I think most farms cull the roosters. The eggs can't get fertilized unless there are roosters around.
Hi, long time lurker, first time poster (I think). Great great great post, but as a microbiologist and accidental intronologist (I found some in the large plasmid I was studying for my thesis work) I have to take a minor exception to that last comment. Contrary to the general misconception, bacteria do so have introns! It's pretty recent stuff, there are several types, and they're a bit "different" in some ways from the classic eukaryotic introns... but there you go, bacteria have introns too. You can Google or Pubmed "bacterial introns" for a deluge of literature. Mobile Type II introns are the coolest; they behave a bit like transposons, you can find them all over the place in bacteria, fungi, eukaryote organelles like chloroplasts and mitochondria, and possibly in archeae; and they're probably the ancestors of eukaryotic introns.

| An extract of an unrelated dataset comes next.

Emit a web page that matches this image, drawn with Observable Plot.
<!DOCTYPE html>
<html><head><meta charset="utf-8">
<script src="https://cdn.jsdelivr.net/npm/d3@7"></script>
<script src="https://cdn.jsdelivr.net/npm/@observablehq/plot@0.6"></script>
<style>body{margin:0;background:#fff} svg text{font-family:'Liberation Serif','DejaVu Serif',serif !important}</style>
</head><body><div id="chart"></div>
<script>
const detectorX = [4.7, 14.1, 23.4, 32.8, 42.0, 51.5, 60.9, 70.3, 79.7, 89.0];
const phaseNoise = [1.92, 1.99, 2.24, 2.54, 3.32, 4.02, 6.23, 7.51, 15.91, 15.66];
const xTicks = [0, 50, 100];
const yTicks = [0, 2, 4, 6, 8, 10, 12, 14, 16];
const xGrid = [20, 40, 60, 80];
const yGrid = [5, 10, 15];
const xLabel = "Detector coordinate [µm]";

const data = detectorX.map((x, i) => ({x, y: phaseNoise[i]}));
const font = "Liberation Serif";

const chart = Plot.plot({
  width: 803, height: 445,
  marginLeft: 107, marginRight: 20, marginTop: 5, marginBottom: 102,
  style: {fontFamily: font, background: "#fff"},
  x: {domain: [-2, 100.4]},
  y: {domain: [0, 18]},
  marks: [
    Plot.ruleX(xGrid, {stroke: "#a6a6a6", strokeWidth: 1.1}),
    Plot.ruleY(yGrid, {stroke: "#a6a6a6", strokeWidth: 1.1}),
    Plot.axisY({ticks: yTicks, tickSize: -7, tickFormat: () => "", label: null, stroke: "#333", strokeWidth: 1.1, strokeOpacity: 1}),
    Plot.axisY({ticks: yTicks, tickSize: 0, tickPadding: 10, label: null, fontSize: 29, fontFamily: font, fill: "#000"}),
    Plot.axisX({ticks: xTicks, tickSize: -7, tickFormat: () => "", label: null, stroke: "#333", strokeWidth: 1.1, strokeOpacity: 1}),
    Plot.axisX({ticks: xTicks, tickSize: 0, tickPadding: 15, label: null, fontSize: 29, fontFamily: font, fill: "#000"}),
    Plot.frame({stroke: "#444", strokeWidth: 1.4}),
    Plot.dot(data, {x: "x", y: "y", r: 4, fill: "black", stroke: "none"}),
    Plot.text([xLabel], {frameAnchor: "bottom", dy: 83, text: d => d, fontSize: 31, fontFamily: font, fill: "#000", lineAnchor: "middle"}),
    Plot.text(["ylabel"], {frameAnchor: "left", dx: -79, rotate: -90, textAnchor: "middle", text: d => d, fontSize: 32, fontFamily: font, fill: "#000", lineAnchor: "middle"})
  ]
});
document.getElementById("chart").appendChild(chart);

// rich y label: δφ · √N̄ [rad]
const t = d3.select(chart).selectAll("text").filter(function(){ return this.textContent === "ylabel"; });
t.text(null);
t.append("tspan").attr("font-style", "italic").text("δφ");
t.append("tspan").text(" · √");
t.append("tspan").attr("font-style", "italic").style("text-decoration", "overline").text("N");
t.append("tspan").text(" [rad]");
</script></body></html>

I know there are some introns. I'm even remember when the first intron was found in one the T phage.
You're right, I really should have written that introns are not as common in bacteria as they are in eucaryotes.
Oh, okay, thanks for clearing that up. Lots of biologists are still unaware of the existence of bacterial introns, though; and personally I have to say, as an undergrad I was taught that they had none. Imagine my surprise getting an intron-related blast result for a piece of my bacterial plasmid.